Organized in 1854, Temple Hall United Methodist Church is one of the earliest institutions in Hood County. During the mid-1800s, residents formed the community of Center Mill. Needing a place of worship, they established two churches, including this one, originally called the Methodist Protestant Church. Thomas A. Parkinson, an early settler, provided this land for the church.
Early church services reflected the pioneer life of area residents. Regular services began in 1855, when a pastor would hold worship once a month. Members attended church under a brush arbor and would sometimes end services early because of reports of Native Americans in the area.
Around 1870, residents built a log building for use by the church, school and the Temple of Honor No. 23 Lodge. Sam and Elvyria Crum granted the church property to the lodge in 1877. By 1900, members replaced the log building with a frame structure and the Temple transferred ownership of land to the church. That building was used until members replaced it with the current structure.
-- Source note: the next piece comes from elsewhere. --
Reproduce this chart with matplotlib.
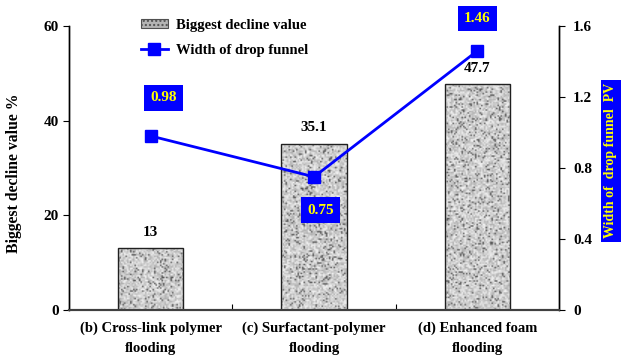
import matplotlib.pyplot as plt
import numpy as np
from matplotlib.lines import Line2D
from matplotlib.patches import Patch

plt.rcParams["font.family"] = ["Liberation Serif", "DejaVu Serif"]
plt.rcParams["font.weight"] = "bold"
plt.rcParams["axes.labelweight"] = "bold"

categories = ["(b) Cross-link polymer\nflooding", "(c) Surfactant-polymer\nflooding", "(d) Enhanced foam\nflooding"]
decline = [13, 35.1, 47.7]
funnel_width = [0.98, 0.75, 1.46]
left_ticks = [0, 20, 40, 60]
right_ticks = [0, 0.4, 0.8, 1.2, 1.6]

fig = plt.figure(figsize=(6.22, 3.6), dpi=100)
ax = fig.add_axes([0.111, 0.139, 0.788, 0.789])
ax2 = ax.twinx()

x = np.arange(len(categories))
bars = ax.bar(x, decline, width=0.4, facecolor="none", edgecolor="#202020", linewidth=1.0, zorder=3)

# speckled grey fill clipped to each bar
rng = np.random.default_rng(7)
for b in bars:
    h = b.get_height()
    ny = max(int(h * 3.2), 4)
    tex = rng.random((ny, 44))
    tex = np.clip(0.8 + 0.3 * (tex - 0.5) - 0.3 * (tex < 0.1), 0, 1)
    im = ax.imshow(tex, cmap="gray", vmin=0, vmax=1, aspect="auto", interpolation="bilinear",
                   extent=[b.get_x(), b.get_x() + b.get_width(), 0, h], zorder=2)
    im.set_clip_path(b)
    ax.text(b.get_x() + b.get_width() / 2, h + 2.0, f"{h:g}", ha="center", va="bottom", fontsize=11)

ax.set_xlim(-0.5, 2.5)
ax.set_ylim(0, 60)
ax.set_yticks(left_ticks)
ax.set_xticks([0.5, 1.5], minor=False)
ax.set_xticklabels([])
ax.tick_params(axis="x", direction="in", length=4)
ax.set_xticks(x, minor=True)
ax.set_xticklabels(categories, minor=True, fontsize=10.5, linespacing=1.75)
ax.tick_params(axis="x", which="minor", length=0, pad=8)
ax.tick_params(axis="y", direction="out", length=4, labelsize=11)
ax.set_ylabel("Biggest decline value %", fontsize=11.3)
ax.yaxis.set_label_coords(-0.096, 0.48)

ax2.plot(x, funnel_width, color="#0000ff", linewidth=2, marker="s", markersize=8, zorder=5)
ax2.set_ylim(0, 1.6)
ax2.set_yticks(right_ticks)
ax2.set_yticklabels(["0", "0.4", "0.8", "1.2", "1.6"])
ax2.tick_params(axis="y", direction="out", length=4, labelsize=11, pad=6)
label_offsets = [(0.08, 0.214), (0.04, -0.187), (0, 0.18)]
for xi, v, (dx, dy) in zip(x, funnel_width, label_offsets):
    ax2.text(xi + dx, v + dy, f"{v:.2f}", ha="center", va="center", color="#ffff00", fontsize=11,
             bbox=dict(boxstyle="square,pad=0.4", facecolor="#0000ff", edgecolor="none"), zorder=6)

fig.text(0.982, 0.553, "Width of  drop funnel  PV", rotation=90, ha="center", va="center",
         color="#ffff00", fontsize=10,
         bbox=dict(boxstyle="square,pad=0.25", facecolor="#0000ff", edgecolor="none"))

for a in (ax, ax2):
    a.spines["top"].set_visible(False)
    a.spines["left"].set_linewidth(1.0)
    a.spines["right"].set_linewidth(1.0)
    a.spines["bottom"].set_linewidth(1.5)
    a.spines["bottom"].set_color("#404040")
ax.set_zorder(ax2.get_zorder() - 1)
ax2.patch.set_visible(False)

handles = [Patch(facecolor="#b4b4b4", edgecolor="#505050", hatch="....", linewidth=0.8),
           Line2D([], [], color="#0000ff", linewidth=2, marker="s", markersize=8)]
fig.legend(handles, ["Biggest decline value", "Width of drop funnel"], loc="upper left",
           bbox_to_anchor=(0.205, 0.985), frameon=False, fontsize=10.5, handlelength=1.9,
           handleheight=0.6, labelspacing=0.85, handletextpad=0.5)

fig.savefig("out.png", dpi=100)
Throughout the years, Temple Hall United Methodist Church has played a vital role in and outside the community. Noted Hood County individuals have been members here, including W.L. Dent, a county judge and county school superintendent. Additionally, the church grounds have been used by many institutions and individuals. The church also has a rich history of contributing time and money to local needs as well as to national and global missions. Today, Temple Hall United Methodist Church continues to play a vital role as a spiritual leader in Hood County.